For stylishly showing the bonds between music and sports.
 Beats’ headphones grew because of word of mouth, influencers like 
LeBron James, and co-marketing deals with phone makers, car makers, and 
others. Co-founder Jimmy Iovine famously said the company sold half a 
billion worth of product before paying for one ad. Since then, the brand
 has used a 
masterful approach to more traditional marketing
 to maintain its cool, tapping into the bond between sports and music in
 ways that would make even Nike jealous. The brand produced 
emotionally-charged ads starring the NBA’s Kevin Garnett and Barcelona 
FC’s Cesc Fàbregas that quickly went viral, as well as a short film for 
the World Cup that exploded online, essentially stealing the global ad 
show with its inspiring look at the pre-game rituals of a laundry list 
of soccer stars. Brand CMO Omar Johnson says its these close 
relationships with world-class athletes allow the brand to create these 
intimate portraits of the pro sports experience, such as a series of ads
 for LeBron’s return to Ohio, and following Seattle Seahawk Richard 
Sherman to each playoff game on the way to the Super Bowl. 
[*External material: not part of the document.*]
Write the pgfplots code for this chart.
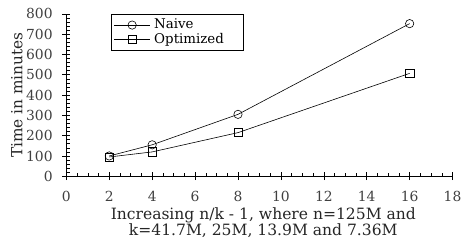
\documentclass[border=0pt]{standalone}
\usepackage{fontspec}
\setmainfont{DejaVu Serif}
\usepackage{pgfplots}
\pgfplotsset{compat=1.18}
\begin{document}
\fontsize{14}{16}\selectfont
\begin{tikzpicture}
\begin{axis}[
  scale only axis,
  width=390pt, height=164pt,
  xmin=0, xmax=18, ymin=0, ymax=800,
  axis lines=left,
  axis line style={-, black, line width=0.8pt},
  xtick distance=2, ytick distance=100,
  minor x tick num=3, minor y tick num=4,
  tick align=center,
  major tick length=8pt, minor tick length=3.5pt,
  tick style={black, line width=0.6pt},
  minor x tick style={yshift=1.75pt},
  minor y tick style={xshift=1.75pt},
  /pgf/number format/assume math mode=true,
  ticklabel style={font=\fontsize{14}{16}\selectfont, text=black!75},
  yticklabel style={xshift=-5pt},
  xticklabel style={yshift=-6pt},
  xlabel={Increasing n/k - 1, where n=125M and\\k=41.7M, 25M, 13.9M and 7.36M},
  xlabel style={font=\fontsize{15.7}{16.5}\selectfont, text=black!85, align=center,
    inner sep=0pt, at={(axis description cs:0.51,-0.19)}, anchor=north},
  ylabel={Time in minutes},
  ylabel style={font=\fontsize{15.5}{17}\selectfont, text=black!85,
    at={(axis description cs:-0.128,0.5)}, anchor=center, rotate=0},
  legend style={at={(axis description cs:0.115,1)}, anchor=north west, draw=black, line width=0.6pt,
    font=\fontsize{13.5}{14}\selectfont, inner xsep=3pt, inner ysep=4pt,
    nodes={inner sep=1pt, text width=86pt}, row sep=0pt, column sep=3pt,
    cells={anchor=west}},
  legend cell align=left,
  legend image code/.code={\draw[mark repeat=2,mark phase=2] plot coordinates {(0pt,0pt) (18pt,0pt) (36pt,0pt)};},
]
\addplot[black, line width=0.6pt, mark=o, mark size=4.2pt, mark options={solid, fill=none}]
  coordinates {(2,100) (4,155) (8,305) (16,752)};
\addlegendentry{Naive}
\addplot[black, line width=0.6pt, mark=square, mark size=4.2pt, mark options={solid, fill=none}]
  coordinates {(2,95) (4,120) (8,215) (16,507)};
\addlegendentry{Optimized}
\coordinate (O) at (rel axis cs:0,0);
\end{axis}
\path (O) ++(-67pt,-65pt) rectangle ++(466pt,243pt);
\end{tikzpicture}
\end{document}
Read more about Beats' marketing.
For making a mockery of beer advertising. With a 
hearty mix of self-deprecating humor and wink-wink swipes at advertising
 culture, Newcastle has become one of the coolest brands without 
boasting or braggadocio. It started down this path with agency Droga5 in
 2013 but really hit its stride last year. It made the best ad of the 
2014 Super Bowl—a spot featuring Anna Kendrick being disappointed that 
she was cast in a Super Bowl commercial, only to learn the brand doesn’t
 have the budget for one. (It was shown online only.) Newcastle’s 
award-winning "If We Made It" campaign was a playful jab at American 
beer marketing, while its Independence Day "If We Won" campaign showed 
comedian Stephen Merchant rhapsodizing on what America would be like if 
the Britons won the Revolutionary War. The brand also mocked 
user-generated content campaigns by asking people for their mediocre 
travel photos, and offering to pay people to follow the brand on 
Twitter. And for 2015’s Super Bowl, it used Aubrey Plaza to recruit 
other smaller brands (with equally small ad budgets) to form a "Band of 
Brands" and pool their money to buy some ad space during the big game.